Before that, the more holistic study of “political economy” had roots in moral philosophy beginning with the analysis of Scottish philosopher Adam Smith (Wealth of Nations 1776), whose work can be traced back to the philosophy of Thomas Hobbes, John Locke, and notably the real-politics perspective of Nicolo Machiavelli (1469–1527). In this Machiavellian world of ours -- the world of insecurity, unpredictable shocks, failure in international diplomacy, exploitation and violence, we are sorely in need of more holistic approaches to national problems of the global South. 

The idea that money, banking, and mathematics can solve our long term problems seem increasingly absurd. If the past is an indication of the future, IMF austerity measures, meant to balance our over-cooked books will do nothing but cause more economic misery to the common citizen. Increased taxes on consumption and budget cuts for social welfare may even cause political havoc and thereby hinder economic growth -- as in the days of “hartal politics.” 

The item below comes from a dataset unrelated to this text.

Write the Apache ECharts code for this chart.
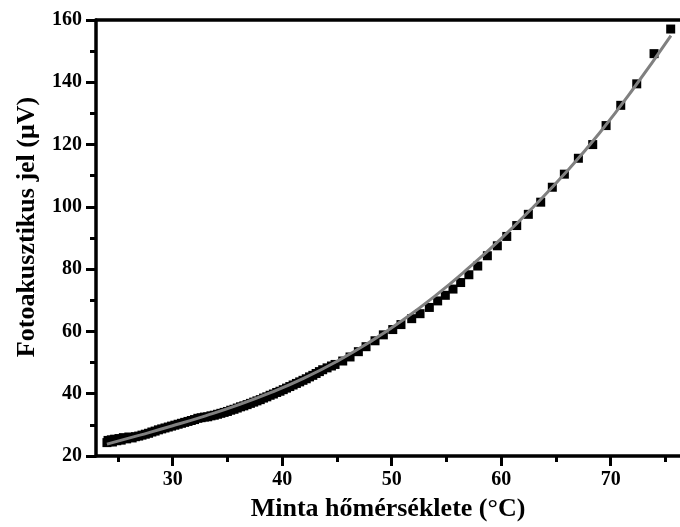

In conclusion, leaders of the government need better economic advice -- from within and from international organizations. While taxation is preferable to inflation, on the modality and focus of taxation (direct versus indirect) the advice from the IMF is wrong. Contra IMFs advice, a focus on direct taxation in income has the potential to bring back contestation in public life, governance by plurality and inclusion. Such an approach will be disharmonious, politically messy, and cumbersome. But, arguably, it is the lesser of evils. 

The longer-term rewards for braving direct taxation and the disharmony that it entails, will be increased government legitimacy (and longevity) by reintroduction of a more democratic form of citizenship culture. Such an evolution of citizenship culture is more suited to a middle-income country, undergoing growing pains, and with aspirations of modernity. 

Jens Stanislawski is an independent researcher.